Biblical evangelism, therefore, will have room for all these emphases. And Dr. Billy Graham’s ministry, to the best of my knowledge, is not found wanting when it is tested by these apostolic criteria. When he preaches as he does on the Ten Commandments we are confronted by a standard of righteousness which will show us firstly how far we fall short of God’s glory and how much we need His pardoning grace, and which will remind us secondly that the righteous requirements of the divine law may justly be looked for in the lives of Christians. (If it be suggested that the Sermon on the Mount would serve this purpose better, we may remember that its requirements are far higher than those of the Ten Commandments, and that if we come short even of the minimum standard of the latter we need not expect to find the law of Christ easier to fulfil.)

Biblical preachers, before and after the coming of Christ, took men and women where they found them, and preached to their condition. So when Dr. Graham, knowing his fellow countrymen and their need as he does, tackles the question “Will God spare America?” there is something in his preaching uncomfortably reminiscent of the prophet. Amos. (But would he be so welcome a visitor to this country if, like the prophet Amos, he dealt in equally forthright terms with the condition of the sister-nation?)
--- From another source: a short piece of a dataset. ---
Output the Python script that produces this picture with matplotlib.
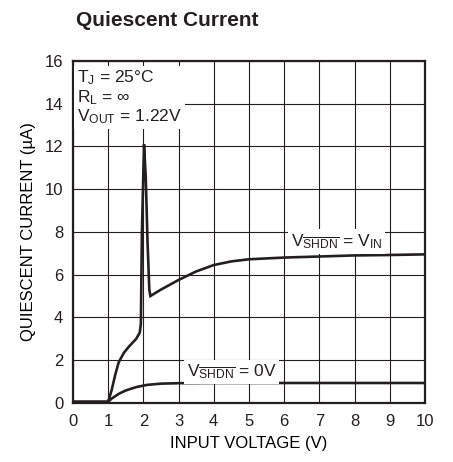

Finally, he avoids the mistake of so many popular evangelists who have been content to win converts and have made little or no provision for their future care. Some of his keenest critics have paid tribute to his “correctness” in this regard. But it is more than “correctness”; it is sound apostolic procedure. If God “sets the solitary in families,” as Psalm 68.6 tells us, His servants are but following His example when they see to it that new converts are welcomed into the fellowship of Christ’s Church, where they may receive all the encouragement and help they need in understanding the Christian faith and living the Christian life.